Fortunately, it does not matter if you are of small, medium or large capacity. What matters is that you are willing to know yourself as you are--one who possesses the wisdom of prajna paramita. Remember, whether free-flowing or dammed, narrow or broad, deep or shallow, all water returns to the great ocean of mind.  Hui-neng writes, "Our original nature already possesses the wisdom of prajna." This is the great truth and the great optimism of our practice and it is something you can have faith in. And though your faith may be weak or unstable, it doesn't matter. Simply memorize one heart-filled word and allow it to guide you through the days and nights even when it is cloudy, even when the moon hasn't yet risen and all seems dark.

Enjoy your dharma inquiry




  1. This reminds me of Daikaku.
    In The Roaring Stream they offer this from Daikaku:

    The Sutra of One Word

    A man came to Daikaku who was a believer in repetition of mantras like the Lotus mantra and the mantra of Amida, and said, "The Heart Sutra which is read in the Zen tradition is long and difficult to read, whereas Nichiren teaches the mantra of the Lotus, which is only seven syllables, and Ippen teaches the mantra of Amida which is only six.
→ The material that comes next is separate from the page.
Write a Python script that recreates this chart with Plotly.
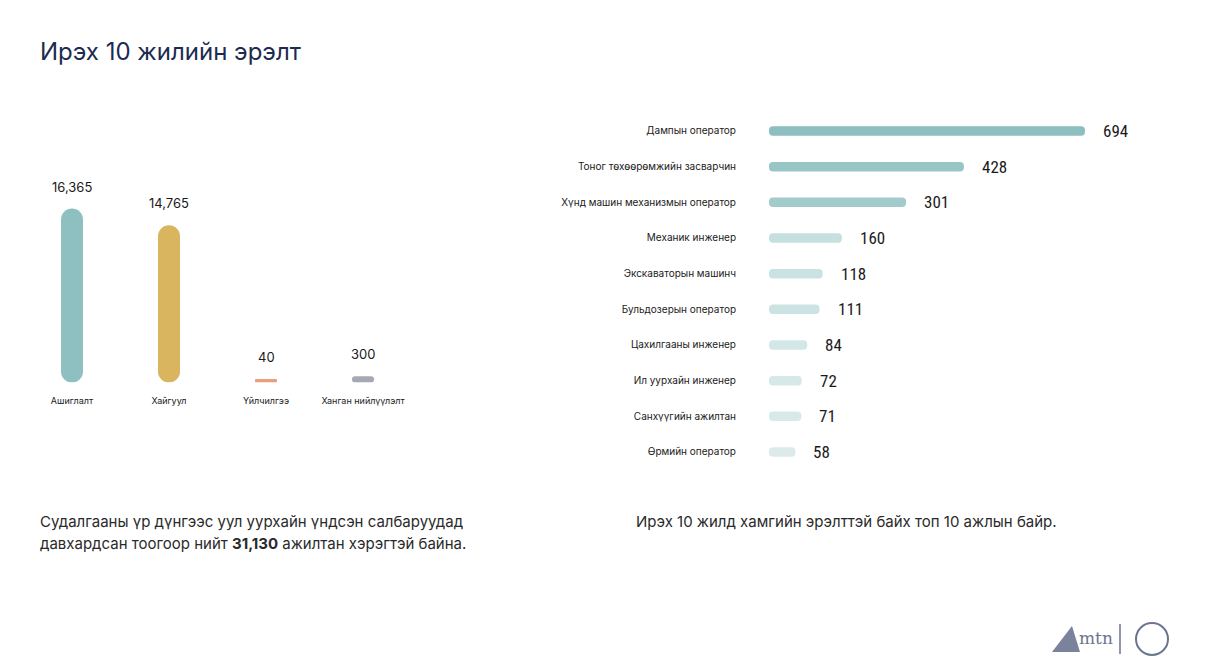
import plotly.graph_objects as go

W, H = 1205, 672

# ---------------- data ----------------
title_text = "Ирэх 10 жилийн эрэлт"

sectors = ["Ашиглалт", "Хайгуул", "Үйлчилгээ", "Ханган нийлүүлэлт"]
sector_values = [16365, 14765, 40, 300]
sector_colors = ["#8fc0c1", "#d8b55e", "#e8a07c", "#a4a9b2"]

jobs = [
    "Дампын оператор",
    "Тоног төхөөрөмжийн засварчин",
    "Хүнд машин механизмын оператор",
    "Механик инженер",
    "Экскаваторын машинч",
    "Бульдозерын оператор",
    "Цахилгааны инженер",
    "Ил уурхайн инженер",
    "Санхүүгийн ажилтан",
    "Өрмийн оператор",
]
job_values = [694, 428, 301, 160, 118, 111, 84, 72, 71, 58]
job_colors = ["#8ebfc0", "#98c5c5", "#a3cbcb", "#c6dfdf", "#cbe2e2",
              "#cde3e3", "#d4e7e7", "#d7e8e8", "#d8e9e9", "#dceaea"]

total_value = "31,130"
left_caption = ["Судалгааны үр дүнгээс уул уурхайн үндсэн салбаруудад",
                "давхардсан тоогоор нийт <b>{}</b> ажилтан хэрэгтэй байна."]
right_caption = "Ирэх 10 жилд хамгийн эрэлттэй байх топ 10 ажлын байр."


def fmt(v):
    return f"{v:,}"


def px(x):
    return x / W


def py(y):
    return 1 - y / H


fig = go.Figure()

# ---------------- left chart (vertical pills) ----------------
L_LEFT, L_RIGHT = 23.5, 411.5
L_TOP, L_BOTTOM = 150.0, 382.5
MAX_TOP = 208.5
CAP_PX = 3.0
l_scale = (L_BOTTOM - MAX_TOP - CAP_PX) / max(sector_values)   # px per unit
l_ymax = (L_BOTTOM - L_TOP) / l_scale
cap = CAP_PX / l_scale
cat_w = (L_RIGHT - L_LEFT) / len(sectors)
l_bar_w = 22 / cat_w

hs = [v + cap for v in sector_values]
fig.add_trace(go.Bar(x=sectors, y=hs, base=[0] * len(hs), width=l_bar_w,
                     marker=dict(color=sector_colors, cornerradius="50%", line=dict(width=0)),
                     xaxis="x", yaxis="y", hoverinfo="skip"))

annotations = []
for s, v, h in zip(sectors, sector_values, hs):
    annotations.append(dict(x=s, y=h, xref="x", yref="y", text=fmt(v), showarrow=False,
                            xanchor="center", yanchor="bottom", yshift=12,
                            font=dict(family="Inter", size=13, color="#1a1a1a")))

# ---------------- right chart (horizontal pills) ----------------
R_LEFT, R_RIGHT = 769.0, 1150.0
R_MAXEND = 1085.0
r_scale = (R_MAXEND - R_LEFT) / max(job_values)
r_xmax = (R_RIGHT - R_LEFT) / r_scale
ROW0, ROWN = 131.0, 452.0
step = (ROWN - ROW0) / (len(jobs) - 1)
R_TOP, R_BOTTOM = ROW0 - step / 2, ROWN + step / 2
r_bar_w = 9.5 / step

fig.add_trace(go.Bar(y=jobs, x=job_values, base=[0] * len(job_values), orientation="h",
                     width=r_bar_w,
                     marker=dict(color=job_colors, cornerradius="50%", line=dict(width=0)),
                     xaxis="x2", yaxis="y2", hoverinfo="skip"))

for j, v in zip(jobs, job_values):
    annotations.append(dict(x=v, y=j, xref="x2", yref="y2", text=str(v), showarrow=False,
                            xanchor="left", yanchor="middle", xshift=16,
                            font=dict(family="Liberation Sans Narrow, Roboto Condensed, Roboto",
                                      size=17, color="#1a1a1a")))

# ---------------- texts ----------------
annotations.append(dict(x=px(38), y=py(52), xref="paper", yref="paper", text=title_text,
                        showarrow=False, xanchor="left", yanchor="middle",
                        font=dict(family="Inter", size=24, color="#1c2b4f")))
annotations.append(dict(x=px(38), y=py(521), xref="paper", yref="paper", text=left_caption[0],
                        showarrow=False, xanchor="left", yanchor="middle",
                        font=dict(family="Inter", size=15, color="#2a2a2a")))
annotations.append(dict(x=px(38), y=py(543), xref="paper", yref="paper",
                        text=left_caption[1].format(total_value),
                        showarrow=False, xanchor="left", yanchor="middle",
                        font=dict(family="Inter", size=15, color="#2a2a2a")))
annotations.append(dict(x=px(634), y=py(521), xref="paper", yref="paper", text=right_caption,
                        showarrow=False, xanchor="left", yanchor="middle",
                        font=dict(family="Inter", size=15, color="#2a2a2a")))

# logo (decorative)
annotations.append(dict(x=px(1096), y=py(638), xref="paper", yref="paper", text="mtn",
                        showarrow=False, xanchor="center", yanchor="middle",
                        font=dict(family="DejaVu Serif", size=17, color="#6b7590")))
shapes = [
    dict(type="path", xref="paper", yref="paper",
         path=f"M {px(1052)} {py(652)} L {px(1072)} {py(626)} L {px(1080)} {py(652)} Z",
         fillcolor="#7a839b", line=dict(width=0)),
    dict(type="line", xref="paper", yref="paper", x0=px(1120), x1=px(1120), y0=py(624), y1=py(654),
         line=dict(color="#6b7590", width=1.5)),
    dict(type="circle", xref="paper", yref="paper", x0=px(1136), x1=px(1168), y0=py(655), y1=py(623),
         line=dict(color="#6b7590", width=2)),
]

fig.update_layout(
    width=W, height=H,
    margin=dict(l=0, r=0, t=0, b=0),
    paper_bgcolor="white", plot_bgcolor="white",
    showlegend=False, barmode="overlay",
    xaxis=dict(domain=[px(L_LEFT), px(L_RIGHT)], type="category", range=[-0.5, len(sectors) - 0.5],
               showgrid=False, zeroline=False, showline=False,
               ticks="outside", ticklen=10, tickcolor="rgba(0,0,0,0)",
               tickfont=dict(family="Inter", size=9, color="#1a1a1a"), fixedrange=True),
    yaxis=dict(domain=[py(L_BOTTOM), py(L_TOP)], range=[0, l_ymax], visible=False, fixedrange=True),
    xaxis2=dict(domain=[px(R_LEFT), px(R_RIGHT)], range=[0, r_xmax], visible=False, fixedrange=True,
                anchor="y2"),
    yaxis2=dict(domain=[py(R_BOTTOM), py(R_TOP)], type="category", range=[len(jobs) - 0.5, -0.5],
                anchor="x2", showgrid=False, zeroline=False, showline=False,
                ticks="outside", ticklen=30, tickcolor="rgba(0,0,0,0)",
                tickfont=dict(family="Inter", size=10, color="#1a1a1a"), fixedrange=True),
    annotations=annotations,
    shapes=shapes,
)

fig.write_html("out.html")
But the Zen Sutra is much longer and it's difficult to recite."
    The teacher listened to this and said, "What would a follower of Zen want with a long text? If you want to recite the Zen scripture, do it with one word. It is the six and seven word ones that are too long."

  2. Our PZC sangha meeting began with a discussion of Platform Sutra #28--29. Someone mention Hui Neng's non-Western way of setting up comparisons (backwards from what we're used to); several people felt that it was difficult to comment individually on so challenging a text. One sangah member had read Rilke's 8th Duino elegy last week, and quoted
    Despite our aspirations, we wave
    as though departing,
    Like one lingering to look,
    from a high final hill,
    out over the valley he
    intends to leave forever.
    We spend our lives saying
    goodbye. (Thanks Luke).

    For a while we discussed what spending our lives saying good-by meant. The discussion then morphed into an examination of how aspects of our situation (pressures of a young family, relationships, jobs) appeared on the cushion. Someone recalled a sangha member saying long ago that, when we are preoccupied, `it's going back that's the practice.' We shouldn't judge our success or failure in doing this. Every meditation done with the right intention is a good one. After the meeting, the members went out into the snow together in cheerful good fellowship.
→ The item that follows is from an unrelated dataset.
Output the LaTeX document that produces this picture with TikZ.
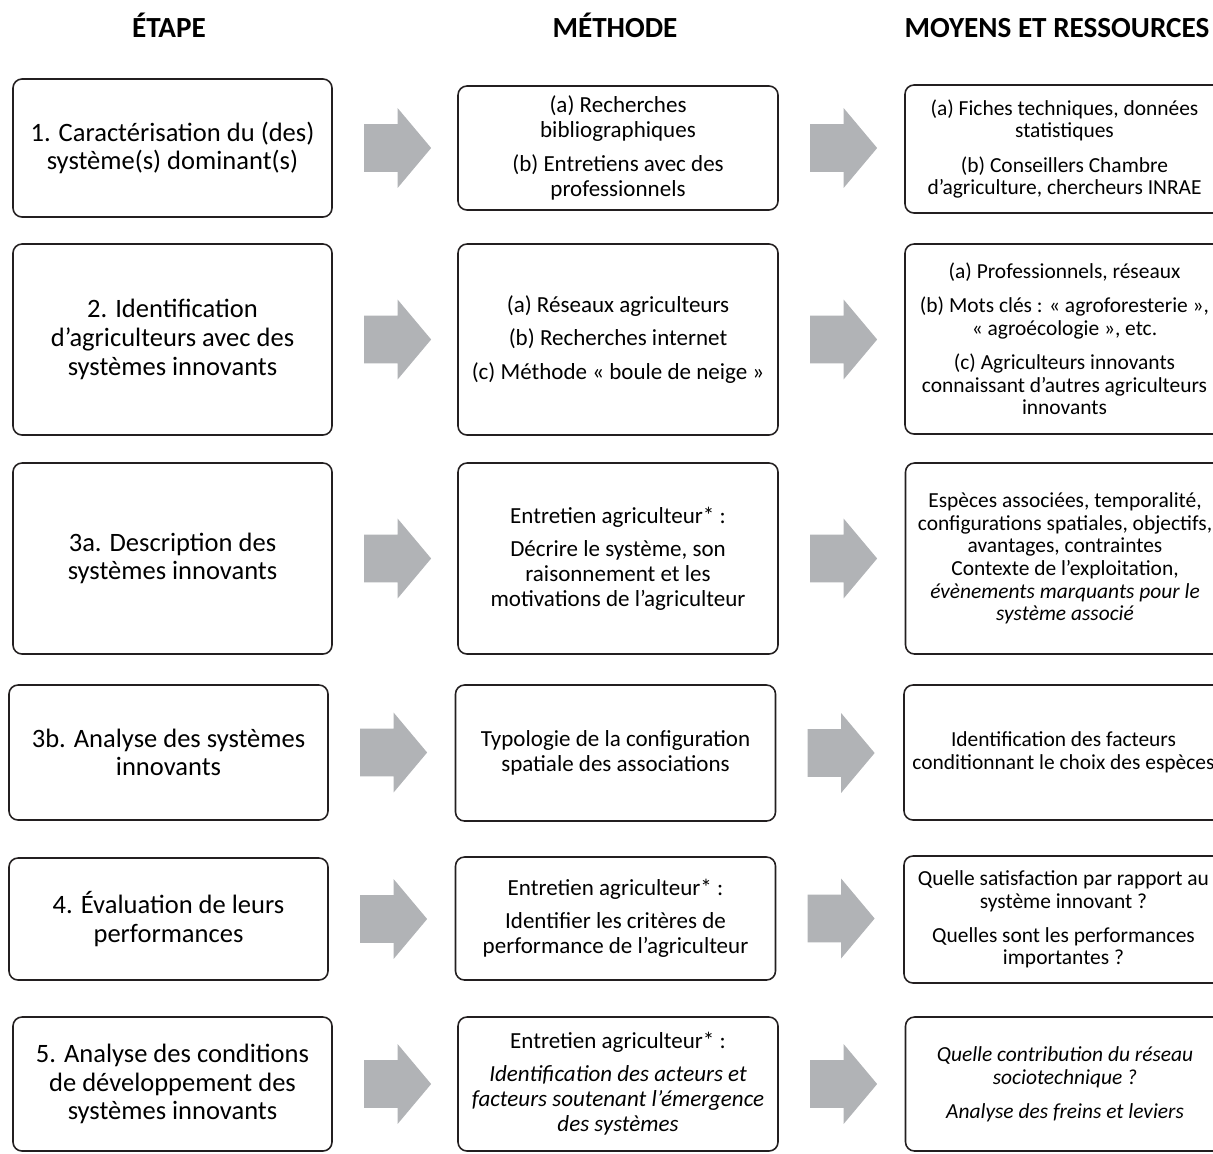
\documentclass[tikz,border=0pt]{standalone}
\usepackage{fontspec}
\setmainfont{Carlito}
\usepackage{tikz}
\usetikzlibrary{positioning, shapes.arrows}
\usepackage{xcolor}

\definecolor{boxline}{HTML}{231F20}
\definecolor{arrowgray}{HTML}{B1B3B6}
\newcommand{\px}{0.02cm}

\begin{document}
\begin{tikzpicture}[
  x=0.02cm, y=-0.02cm,
  box/.style={draw=boxline, line width=0.9pt, rounded corners=0.18cm,
    align=center, inner sep=0pt},
  stepbox/.style={box, minimum width=319*\px, font=\fontsize{15.1}{16.3}\selectfont},
  methbox/.style={box, minimum width=320*\px, font=\fontsize{13.1}{14.2}\selectfont},
  resbox/.style={box, minimum width=319*\px, font=\fontsize{12.2}{12.9}\selectfont},
  colhead/.style={anchor=base, font=\fontsize{16.6}{18}\selectfont\bfseries},
  blockarrow/.style={single arrow, draw=none, fill=arrowgray,
    inner xsep=0pt, inner ysep=23.5*\px,
    minimum height=67*\px, minimum width=79*\px,
    single arrow head extend=16*\px, single arrow tip angle=100}
]
  \clip (0,0) rectangle (1213,1153);

  % --- column headers ---
  \node[colhead] (hstep) at (169,37) {ÉTAPE};
  \node[colhead] (hmeth) at (615,37) {MÉTHODE};
  \node[colhead] (hres)  at (1057,37) {MOYENS ET RESSOURCES};

  % --- étapes ---
  \node[stepbox, minimum height=138*\px] (s1) at (172.5,148)
    {1. Caractérisation du (des)\\système(s) dominant(s)};
  \node[stepbox, minimum height=191*\px] (s2) at (172.5,339.5)
    {2. Identification\\d’agriculteurs avec des\\systèmes innovants};
  \node[stepbox, minimum height=191*\px] (s3a) at (172.5,558.5)
    {3a. Description des\\systèmes innovants};
  \node[stepbox, minimum height=135*\px] (s3b) at (168.5,752.5)
    {3b. Analyse des systèmes\\innovants};
  \node[stepbox, minimum height=122*\px] (s4) at (168.5,919)
    {4. Évaluation de leurs\\performances};
  \node[stepbox, minimum height=134*\px] (s5) at (172.5,1084)
    {5. Analyse des conditions\\de développement des\\systèmes innovants};

  % --- méthodes ---
  \node[methbox, minimum height=124*\px] (m1) at (618,148)
    {(a) Recherches\\bibliographiques\\[5pt](b) Entretiens avec des\\professionnels};
  \node[methbox, minimum height=191*\px] (m2) at (618,339.5)
    {(a) Réseaux agriculteurs\\[5pt](b) Recherches internet\\[5pt](c) Méthode «~boule de neige~»};
  \node[methbox, minimum height=191*\px] (m3a) at (618,558.5)
    {Entretien agriculteur* :\\[4.5pt]Décrire le système, son\\raisonnement et les\\motivations de l’agriculteur};
  \node[methbox, minimum height=136*\px] (m3b) at (615.5,753)
    {Typologie de la configuration\\spatiale des associations};
  \node[methbox, minimum height=123*\px] (m4) at (615.5,918.5)
    {Entretien agriculteur* :\\[4.5pt]Identifier les critères de\\performance de l’agriculteur};
  \node[methbox, minimum height=134*\px] (m5) at (618,1084)
    {Entretien agriculteur* :\\[4.5pt]\itshape Identification des acteurs et\\\itshape facteurs soutenant l’émergence\\\itshape des systèmes};

  % --- moyens et ressources ---
  \node[resbox, minimum height=128*\px] (r1) at (1064.5,149)
    {(a) Fiches techniques, données\\statistiques\\[6.5pt](b) Conseillers Chambre\\d’agriculture, chercheurs INRAE};
  \node[resbox, minimum height=190*\px] (r2) at (1064.5,339)
    {(a) Professionnels, réseaux\\[6.5pt](b) Mots clés : «~agroforesterie~»,\\«~agroécologie~», etc.\\[6.5pt](c) Agriculteurs innovants\\connaissant d’autres agriculteurs\\innovants};
  \node[resbox, minimum height=191*\px] (r3a) at (1065,558.5)
    {Espèces associées, temporalité,\\configurations spatiales, objectifs,\\avantages, contraintes\\Contexte de l’exploitation,\\\itshape évènements marquants pour le\\\itshape système associé};
  \node[resbox, minimum height=135*\px] (r3b) at (1063.5,752.5)
    {Identification des facteurs\\conditionnant le choix des espèces};
  \node[resbox, minimum height=127*\px] (r4) at (1063.5,919.5)
    {Quelle satisfaction par rapport au\\système innovant ?\\[6.5pt]Quelles sont les performances\\importantes ?};
  \node[resbox, minimum height=134*\px] (r5) at (1065,1084)
    {\itshape Quelle contribution du réseau\\\itshape sociotechnique ?\\[6.5pt]\itshape Analyse des freins et leviers};

  % --- block arrows between columns ---
  \foreach \row in {1,2,3a,3b,4,5} {
    \node[blockarrow, right=0.62cm of s\row] (sa\row) {};
    \node[blockarrow, right=0.62cm of m\row] (ma\row) {};
  }
\end{tikzpicture}
\end{document}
  3. Our sangha meeting at PZC began with a review of Platform Sutra 28-29. Some people balked at Hui-neng's use of metaphor, but other people felt the figurative language pointed to realities that cannot be fully articulated. The non Western set-up of Hui-neng's comparison (backwards to our eyes) was noted. Several people felt that direct individual comment on so challenging a text was extremely difficult.
    Last week one sangha member read Rilke's 8th Duino Elegy. He quoted the words, `we spend our lives saying goodbye' and we explored what these words meant to us. The discussion morphed into a consideration of how our circumstances--jobs, marriage, relationships, aging--affect us on the cushion. Someone remembered something one of our members said long ago, that, whatever our circumstances, when they come up on the cushion `the practice is when you go back.' And we shouldn't judge our success or failure in doing this. Every well-intentioned meditation is a good meditation.
    When the meeting ended, the sangha member went out with good fellowship into the cold and snow together.

  4. Hi Jack,
    I find your teishos on various sections very useful in bringing alive their essence and seeing through the limitations and/or differences in regard to choice of words in various translations. My tendency from time to time regarding how much time I spend with them is highly variable. It seems to me sometimes that all converge on one thing--for me words that point there right now include vastness, timelessness, stillness, and clarity--all that's left when all the stuff that distracts us from living life is placed in proper perspective. I sometimes tell my students that if you catch yourself making the same interpretation twice in the exact same words and manner, you are probably off center, have lost immediacy, spontaneity. Like that. I don't want to read about it, I want to be right here. On the other hand, nothing has ever made as much sense to me as these ancient teachings, and I am grateful for your help in experiencing them more deeply. I liked what you said about memorizing the sutra.. I had an English professor in college (I was briefly an English major) and he required every student in this first mandatory class for all English majors to memorize 100 lines of poetry and every student had to recite whatever 100 lines they had chosen in person to him or they did not pass the course. I have used him over the years as my all time prototype for the perfect pedant--someone who substitutes empty forms for meaningful essence. But I memorized Prufrock (I thought it was an act of rebellion since he'd forced us to read a bunch of classical poetry that completely turned me off). But I've never regretted memorizing it. Big chunks of it are still alive in me more than fifty years later. So I like the way you approach such things and it helps bring these texts more meaningfully alive for me. Last night I was sitting, eyelids at half mast, simultaneously seeking mu in my soft spot and at a point somewhere on the other side of my eyelids and for a moments I realized what I wanted was "not here, not there" and somehow also mind but not mind, and I thought "no taste" ie an example of the emptiness of sense perception. Just a flash, a momentary thing, then I went right back to mu.